In the last couple of years, we have heard a lot about machine learning and the plethora of tools and frameworks available to support these efforts. People have begun to understand that without data and proper data operations practices, these machine learning tools are very difficult to leverage. While there is an abundance of great tools available, there is one persistent complaint, and that is how to achieve simple repeatability. Workflow management must encompass the data scientists’ pipeline for attaining the data and preparing it, building and testing models, and versioning the entire workflow. It must also support versioning the data inputs, outputs, logs, and even performance metrics.
This workflow management task is one of the more critical pieces of infrastructure to support data scientists and the machine learning endeavors of any organization. In the book, Machine Learning Data Logistics, published by O’Reilly, it is noted that 90% of the time and effort that go into machine learning by a data scientist is devoted to data logistics. Anything that can be done to reduce that level of effort should be considered very important to the success of machine learning-based programs.

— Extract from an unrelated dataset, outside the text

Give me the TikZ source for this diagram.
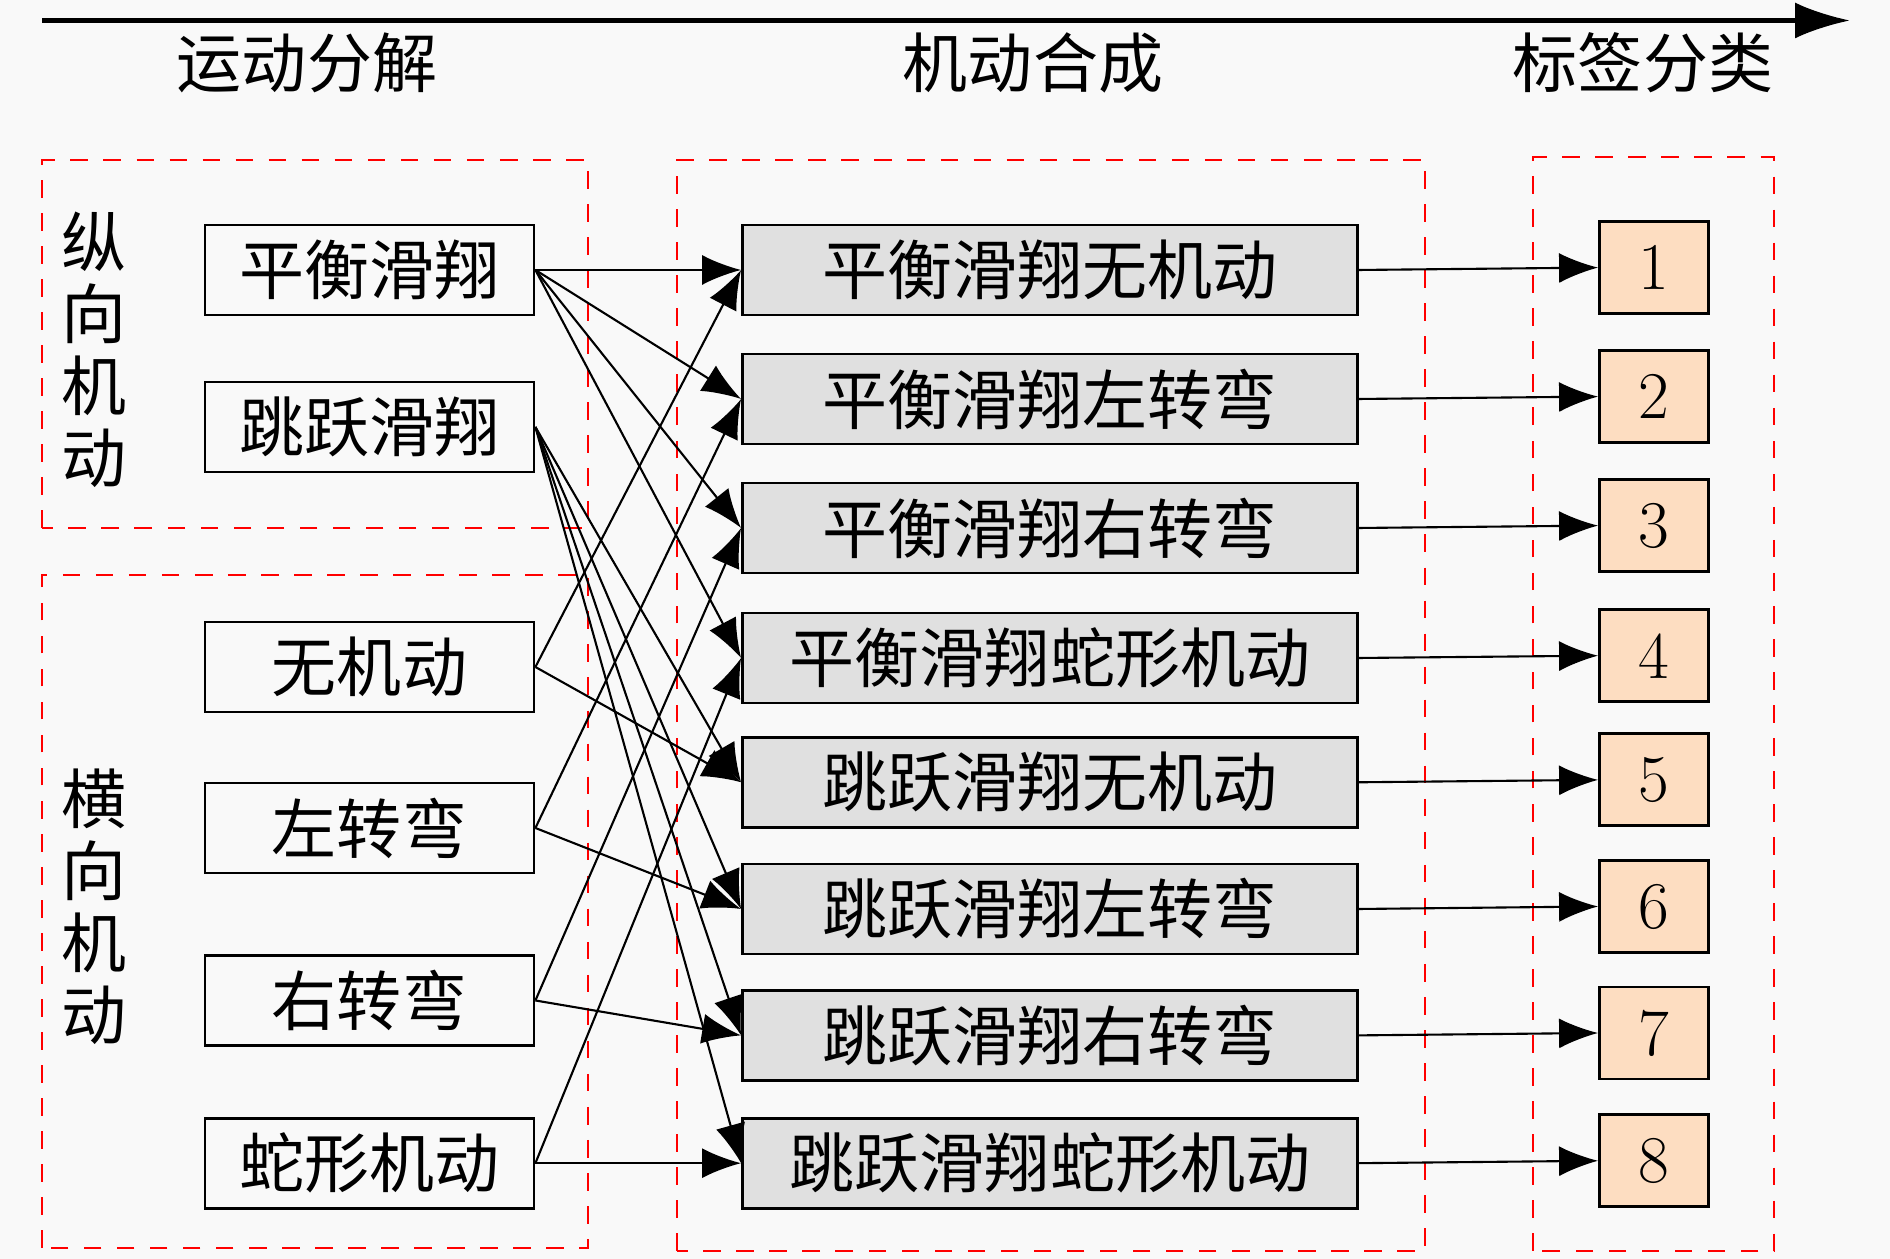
\documentclass[tikz,border=0pt]{standalone}
\usepackage{fontspec}
\usepackage{tikz}
\usetikzlibrary{arrows.meta}
\newfontfamily\cjk{Noto Sans CJK SC}
\definecolor{boxgray}{RGB}{224,224,224}
\definecolor{peach}{RGB}{253,221,193}
\definecolor{bggray}{RGB}{249,249,249}

\begin{document}
\begin{tikzpicture}[
  >={Latex[length=3.9mm,width=3mm]},
  every node/.style={font=\fontsize{18.5}{20.5}\selectfont\cjk},
  leftbox/.style={draw, line width=0.8pt, minimum width=3.29cm, minimum height=0.9cm, inner sep=0pt},
  midbox/.style={draw, line width=0.8pt, fill=boxgray, minimum width=6.15cm, minimum height=0.9cm, inner sep=0pt},
  numbox/.style={draw, line width=0.8pt, fill=peach, minimum width=1.09cm, minimum height=0.92cm, inner sep=0pt, font=\fontsize{19}{22}\selectfont},
  groupbox/.style={draw=red, dash pattern=on 5pt off 4.4pt, line width=0.8pt},
  link/.style={->, line width=0.6pt}
]
\fill[bggray] (0,0) rectangle (18.9,12.59);
\useasboundingbox (0,0) rectangle (18.9,12.59);

\coordinate (axisstart) at (0.42,12.385);
\coordinate (axisend) at (18.5,12.385);
\draw[-{Latex[length=5.5mm,width=3.6mm]}, line width=1.3pt] (axisstart) -- (axisend);

\node (h1) at (3.07,11.96) {运动分解};
\node (h2) at (10.33,11.96) {机动合成};
\node (h3) at (16.43,11.96) {标签分类};

\draw[groupbox] (0.42,7.31) rectangle (5.88,10.99);
\draw[groupbox] (0.42,0.11) rectangle (5.88,6.84);
\draw[groupbox] (6.77,0.08) rectangle (14.25,10.99);
\draw[groupbox] (15.33,0.08) rectangle (17.74,11.02);

\node[align=center] (g1) at (0.94,9.09) {纵\\向\\机\\动};
\node[align=center] (g2) at (0.94,3.52) {横\\向\\机\\动};

\node[leftbox] (l1) at (3.695,9.89) {平衡滑翔};
\node[leftbox] (l2) at (3.695,8.32) {跳跃滑翔};
\node[leftbox] (l3) at (3.695,5.92) {无机动};
\node[leftbox] (l4) at (3.695,4.31) {左转弯};
\node[leftbox] (l5) at (3.695,2.585) {右转弯};
\node[leftbox] (l6) at (3.695,0.958) {蛇形机动};

\node[midbox] (m1) at (10.5,9.89) {平衡滑翔无机动};
\node[midbox] (m2) at (10.5,8.60) {平衡滑翔左转弯};
\node[midbox] (m3) at (10.5,7.31) {平衡滑翔右转弯};
\node[midbox] (m4) at (10.5,6.01) {平衡滑翔蛇形机动};
\node[midbox] (m5) at (10.5,4.767) {跳跃滑翔无机动};
\node[midbox] (m6) at (10.5,3.50) {跳跃滑翔左转弯};
\node[midbox] (m7) at (10.5,2.236) {跳跃滑翔右转弯};
\node[midbox] (m8) at (10.5,0.958) {跳跃滑翔蛇形机动};

\node[numbox] (c1) at (16.54,9.914) {1};
\node[numbox] (c2) at (16.54,8.624) {2};
\node[numbox] (c3) at (16.54,7.334) {3};
\node[numbox] (c4) at (16.54,6.033) {4};
\node[numbox] (c5) at (16.54,4.791) {5};
\node[numbox] (c6) at (16.54,3.525) {6};
\node[numbox] (c7) at (16.54,2.26) {7};
\node[numbox] (c8) at (16.54,0.982) {8};

\draw[link] (l1.east) -- (m1.west);
\draw[link] (l1.east) -- (m2.west);
\draw[link] (l1.east) -- (m3.west);
\draw[link] (l1.east) -- (m4.west);

\draw[link] (l2.east) -- (m5.west);
\draw[link] (l2.east) -- (m6.west);
\draw[link] (l2.east) -- (m7.west);
\draw[link] (l2.east) -- (m8.west);

\draw[link] (l3.east) -- (m1.west);
\draw[link] (l3.east) -- (m5.west);
\draw[link] (l4.east) -- (m2.west);
\draw[link] (l4.east) -- (m6.west);
\draw[link] (l5.east) -- (m3.west);
\draw[link] (l5.east) -- (m7.west);
\draw[link] (l6.east) -- (m4.west);
\draw[link] (l6.east) -- (m8.west);

\draw[link] (m1.east) -- (c1.west);
\draw[link] (m2.east) -- (c2.west);
\draw[link] (m3.east) -- (c3.west);
\draw[link] (m4.east) -- (c4.west);
\draw[link] (m5.east) -- (c5.west);
\draw[link] (m6.east) -- (c6.west);
\draw[link] (m7.east) -- (c7.west);
\draw[link] (m8.east) -- (c8.west);
\end{tikzpicture}
\end{document}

Most recently, we have seen some workflow tools rise to the occasion. They have gained rapid popularity for their flexibility, ease of adoption, simplicity in extending their capabilities, and—at least in some part—because they plug into Kubernetes (k8s). Plugging into k8s enables the workflow to be operated or scheduled by k8s, removing the often mundane and tedious task of identifying the hardware for which to run a workflow. This appeals to many end users because k8s has effectively become the data center resource manager of choice, the golden standard, if you will, for managing and allocating resources for jobs.
Kubeflow is a workflow tool which prides itself on making machine learning workflows simple to build, scalable, and portable. It provides graphical end-user tools to set up and define the steps in a pipeline. Most importantly, as data scientists build out their use cases, they add more and more steps and, when using Kubeflow, they end up with a documented, repeatable process.
Kubeflow delivers on the promise of portability by enabling users to create and run workflows on their desktops. That same workflow can then be moved to another environment, such as production. Abstractions to separate the shape and size of the environment are built into k8s so the user does not need to worry about how to deploy into a test or production environment. This is a big benefit since development, testing, and production environments nearly always look different from one another, ultimately leading to reduced friction for the data scientist.
Since we are talking about repeatability for machine learning, it is important to keep GPUs in mind. The GPU has a place in many of these workflows. A data scientist may use an algorithm that is CPU- or GPU-based. The process gets more complicated when a GPU is required in an environment, when trying to abstract the environment to make the workflow portable. This is a problem that Kubeflow with k8s solves. Kubeflow supports Chainer for performing model training as well as RAPIDS.ai. There are many more popular frameworks that have been integrated into Kubeflow which leverage GPUs. Jupyter notebooks, TensorFlow, MXNet, PyTorch, Katib, Horovod, Istio, Caffe2, and TensortRT are all supported. This is just a short list of the many integrations that exist, and, if nothing else, it should give confidence to anyone considering Kubeflow that it is the workflow tool of choice for ML workloads.
Something can be a great tool, but if the barrier to entry is too high, people won’t use it. Fortunately for data scientists, Kubeflow is easy to get started with. Kubernetes is the key requirement and it is easily attainable for the desktop with microk8s or minikube. Aside from that, there is a “quick start” on the kubeflow website which takes minutes to follow through.
While workflow management is one of the most important items to enable machine success, it is also important to differentiate between generic workflow management and machine learning-based workflow management tools. This is the difference between the jack-of-all trades and the master of machine learning workflow management. Having depth baked into a solution supporting machine learning is critical because the needs of data scientists are very different from those of traditional software engineers and even systems administrators.